## SET EXERCISE
Repeat, exactly and only, the lines from the beginning of the data through the line with "const pieData = sliceNames.map((n, i)". Pictures are left out.

-------- DATASET EXCERPT

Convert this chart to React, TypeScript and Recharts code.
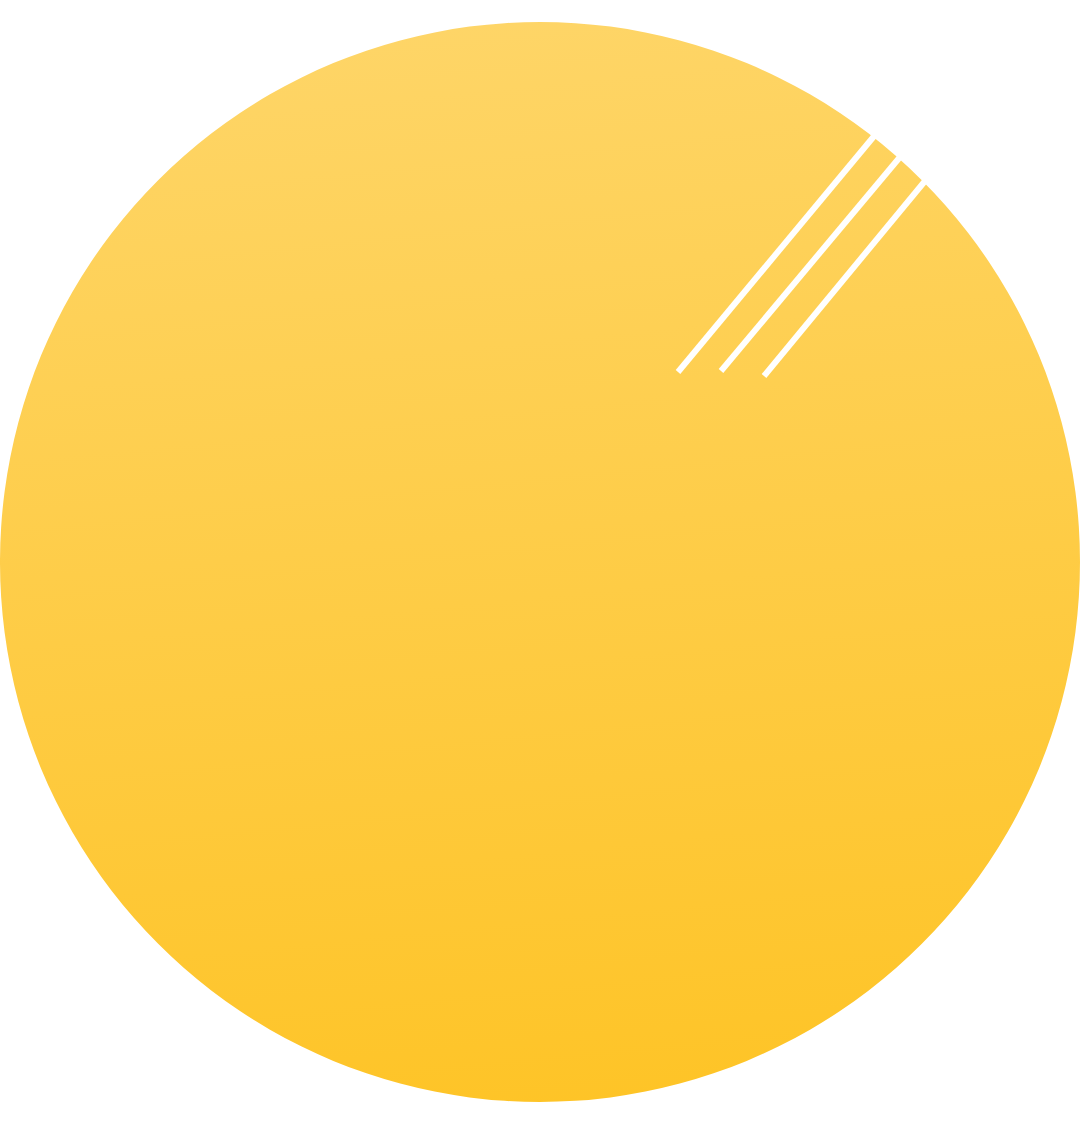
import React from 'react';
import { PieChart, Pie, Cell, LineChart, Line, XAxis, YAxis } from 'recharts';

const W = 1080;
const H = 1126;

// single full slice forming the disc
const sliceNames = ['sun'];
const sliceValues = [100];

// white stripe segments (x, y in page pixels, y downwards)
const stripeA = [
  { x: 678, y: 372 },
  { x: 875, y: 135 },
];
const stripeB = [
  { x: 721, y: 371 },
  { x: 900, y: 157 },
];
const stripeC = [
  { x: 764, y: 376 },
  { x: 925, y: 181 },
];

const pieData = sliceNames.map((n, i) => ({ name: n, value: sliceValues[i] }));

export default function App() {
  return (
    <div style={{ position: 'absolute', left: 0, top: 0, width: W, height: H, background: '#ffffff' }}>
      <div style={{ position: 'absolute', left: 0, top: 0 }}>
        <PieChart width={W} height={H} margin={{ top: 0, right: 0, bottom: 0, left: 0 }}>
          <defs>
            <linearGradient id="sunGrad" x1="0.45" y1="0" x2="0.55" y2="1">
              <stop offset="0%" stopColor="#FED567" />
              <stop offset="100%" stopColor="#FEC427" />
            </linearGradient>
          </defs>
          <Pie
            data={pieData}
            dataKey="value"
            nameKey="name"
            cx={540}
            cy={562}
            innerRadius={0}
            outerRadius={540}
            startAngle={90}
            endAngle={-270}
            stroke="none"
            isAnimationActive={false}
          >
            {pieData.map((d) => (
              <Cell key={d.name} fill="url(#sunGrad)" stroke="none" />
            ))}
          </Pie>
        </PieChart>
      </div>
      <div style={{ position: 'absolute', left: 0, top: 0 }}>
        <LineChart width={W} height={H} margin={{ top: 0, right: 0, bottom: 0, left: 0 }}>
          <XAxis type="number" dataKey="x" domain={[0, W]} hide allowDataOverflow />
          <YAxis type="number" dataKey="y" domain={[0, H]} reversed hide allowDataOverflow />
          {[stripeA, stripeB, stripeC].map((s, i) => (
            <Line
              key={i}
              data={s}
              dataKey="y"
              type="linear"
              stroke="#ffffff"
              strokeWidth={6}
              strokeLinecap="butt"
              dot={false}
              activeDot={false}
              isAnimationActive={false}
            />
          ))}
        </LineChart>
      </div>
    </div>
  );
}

----------------

## SOLVED EXERCISE
Convert this chart to React, TypeScript and Recharts code.
import React from 'react';
import { PieChart, Pie, Cell, LineChart, Line, XAxis, YAxis } from 'recharts';

const W = 1080;
const H = 1126;

// single full slice forming the disc
const sliceNames = ['sun'];
const sliceValues = [100];

// white stripe segments (x, y in page pixels, y downwards)
const stripeA = [
  { x: 678, y: 372 },
  { x: 875, y: 135 },
];
const stripeB = [
  { x: 721, y: 371 },
  { x: 900, y: 157 },
];
const stripeC = [
  { x: 764, y: 376 },
  { x: 925, y: 181 },
];

const pieData = sliceNames.map((n, i) => ({ name: n, value: sliceValues[i] }));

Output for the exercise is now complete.